You haven't caught on to what I said.
A good aircon is about 250% efficient, whether it is heating or cooling. Yes! 250%! Why, because it is a heat pump. It extracts heat from one source, through a heat exchanger and dissipates that heat through a second exchanger. The medium to transfer the heat from one to the other is a refrigeration fluid (in cars, usually an HFC).which uses the latent heats of vapourisation and condensation under pressure, with the release of the condensed liquid through an expansion valve to generate the coolth. It does not generate heat, it simply transfers the heat from one exchanger to the other. It can therefore be used equally well for heating or cooling.
The compressor in a conventional car is highly inefficient because it has to work with crankshaft speeds of ~800 to ~6000 rpm (through a pulley/belt reduction). If it works while idling, then all the extra energy put into it at full revs is simply wasted. Therefore it wastes a considerable amount of fuel, witnessed by consumption rates rising by typically 1-1.5 l/100 km when you switch the aircon on (perhaps less with larger engines, because they are run at lower crankshaft speeds for longer times).
An electric-driven compressor, which runs at constant speed, is much more efficient, because the motor speed is optimised for that one job. Notwithstanding, the passenger compartment of a car is sheer hell to heat or to cool. In summer, you have vast areas of glass (even IR-reflective) letting in radiation. Round that, you have a thin steel shell covered by a heat-absorbent film of paint and dust/dirt, with microscratches over the whole surface, with almost no insulation, just the trim on the inside. Why does a dog or a baby shut inside a car die within 30 minutes if it is parked in a hot sun with the windows closed? Because the joules entering are ginormous and the aircon has the job of keeping all that heat down to a reasonable level, by pushing those joules to the hot exhanger. In fact, the heat input to the passenger compartment of an average car on a hot summer's day, in the sun, is between 3 and 5 kW.
Conversely, the heat lost when heating a car in the Canadian winter requires more than 5 kW to replace (not many cars have double glazing, do they?).
So let's say, for convenience, we need 5 kW in or out under peak conditions. As I say, a heat pump of the type suitable for this application is 250% efficient, so it requires 2 kW of mechanical energy to turn the compressor, or 2.1 kW of electrical energy. So, under extreme conditions, yes, this is a hefty load on the battery of a hybrid car. But under most normal conditions between Churchill and Phoenix in N. America or between Lulla and the Med in Europe, the duty cycle of the aircon will be much lower than under these extreme conditions (even at 40°C driving in full midday sun, the aircon on my car kicks in for only about 60% of the time to keep the compartment comfortable).
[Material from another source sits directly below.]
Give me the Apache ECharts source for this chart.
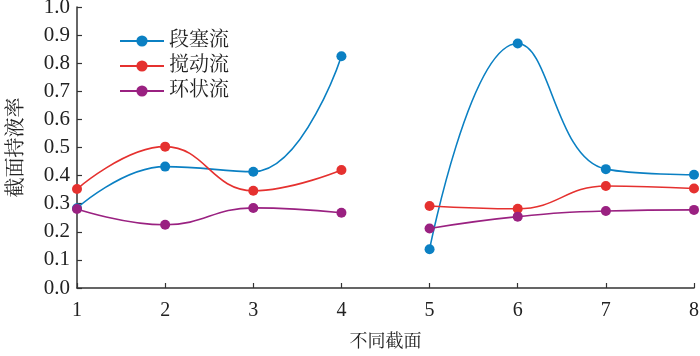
<!DOCTYPE html>
<html><head><meta charset="utf-8">
<script src="https://cdn.jsdelivr.net/npm/echarts@6/dist/echarts.min.js"></script>
<style>html,body{margin:0;padding:0;background:#fff}#c{width:700px;height:356px}</style>
</head><body><div id="c"></div>
<script>
const sections = [1, 2, 3, 4, 5, 6, 7, 8];
const seriesNames = ['段塞流', '搅动流', '环状流'];
const slugFlow = [0.284, 0.432, 0.414, 0.825, 0.138, 0.870, 0.423, 0.403];
const churnFlow = [0.352, 0.503, 0.346, 0.420, 0.292, 0.282, 0.363, 0.354];
const annularFlow = [0.281, 0.225, 0.285, 0.268, 0.212, 0.254, 0.274, 0.278];
const colors = ['#0b80c3', '#e5312f', '#9a2181'];
const yTicks = [0, 0.1, 0.2, 0.3, 0.4, 0.5, 0.6, 0.7, 0.8, 0.9, 1.0];

const serif = '"Liberation Serif", "Times New Roman", "Noto Serif CJK SC", "Noto Sans CJK SC", serif';
const values = [slugFlow, churnFlow, annularFlow];
function pairs(arr) {
  const out = [];
  sections.forEach((s, i) => {
    out.push([s, arr[i]]);
    if (s === 4) out.push([4.5, '-']);
  });
  return out;
}
const series = values.map((arr, k) => ({
  name: seriesNames[k],
  type: 'line',
  smooth: 0.45,
  connectNulls: false,
  symbol: 'circle',
  symbolSize: 10,
  data: pairs(arr),
  itemStyle: { color: colors[k] },
  lineStyle: { color: colors[k], width: 1.6 }
}));

const chart = echarts.init(document.getElementById('c'));
chart.setOption({
  animation: false,
  textStyle: { fontFamily: serif },
  grid: { left: 77, right: 6, top: 7, bottom: 68, containLabel: false, outerBoundsMode: 'none' },
  legend: {
    data: seriesNames,
    orient: 'vertical',
    left: 114, top: 26,
    itemWidth: 44, itemHeight: 14, itemGap: 5,
    textStyle: { fontFamily: serif, fontSize: 20, color: '#222' }
  },
  xAxis: {
    type: 'value', min: 1, max: 8, interval: 1,
    name: '不同截面', nameLocation: 'middle', nameGap: 45,
    nameTextStyle: { fontFamily: serif, fontSize: 18, color: '#222' },
    axisLine: { lineStyle: { color: '#333', width: 1.5 } },
    axisTick: { inside: true, length: 5, lineStyle: { color: '#333', width: 1.2 } },
    axisLabel: { fontFamily: serif, fontSize: 20, color: '#222', margin: 13,
      formatter: v => sections.includes(v) ? String(v) : '' },
    splitLine: { show: false }
  },
  yAxis: {
    type: 'value', min: 0, max: 1, interval: 0.1,
    name: '截面持液率', nameLocation: 'middle', nameGap: 50, nameRotate: 90,
    nameTextStyle: { fontFamily: serif, fontSize: 20, color: '#222' },
    axisLine: { show: true, lineStyle: { color: '#333', width: 1.5 } },
    axisTick: { show: true, inside: true, length: 5, lineStyle: { color: '#333', width: 1.2 } },
    axisLabel: { fontFamily: serif, fontSize: 21, color: '#222', margin: 7,
      formatter: v => { const t = yTicks.find(x => Math.abs(x - v) < 1e-9); return t === undefined ? '' : t.toFixed(1); } },
    splitLine: { show: false }
  },
  series: series
});
</script></body></html>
As for home aircon units, I have 1 18,000 BTU (yes, we have not gone metric there!!!
) unit, 2 12,000 BTU and 3 9,000 BTU units in my house. I have studied only the 12,000 BTU units for consumption. The starting surge (at 230 V) is enormous, about 12 A or 2.75 kW, lasting for about 1 second. After that, when it is actually running, it consumes about 1.2 kW but, with a duty cycle of about 65% in hot weather, it averages only about 800 W when on. The real problem with aircon is that they are misused. At the moment, it is just after 11.00 and the temp outside is about 38°C. I am in a small room (~15 m2) with two computers and their peripheries running. This room has a 9,000 BTU unit but it is not switched on. Why? because I'm reasonably comfortable without it. The SE-facing window is shuttered, double-glazed with IR coating. The walls are 16 cm air-channelled bricks. I anticipate I'll need to switch on the aircon for about one hour, this afternoon, when it will probably be ~41-42°C. It is set for 28°C, which is very comfortable for the dry heat we have here. So, to keep this computer room comfortable for my working day, I possibly consume about 500 or 600 Wh of juice. For the whole house, it is doubtful whether we consume more than 1.5 to 1.8 kWh/day under these conditions (exception when my wife is ironing the weekly wash, when she runs the kitchen aircon for about 3 hours). Our neighbour, in a similar house, has 5 split level units on 24/7, set at 20°C, which I consider stupid and energy-profligate - and must make it sheer hell when he goes outside.
I mention this to illustrate that it is easier to remain comfortable in a house than in a car, the latter requiring MORE energy to do so.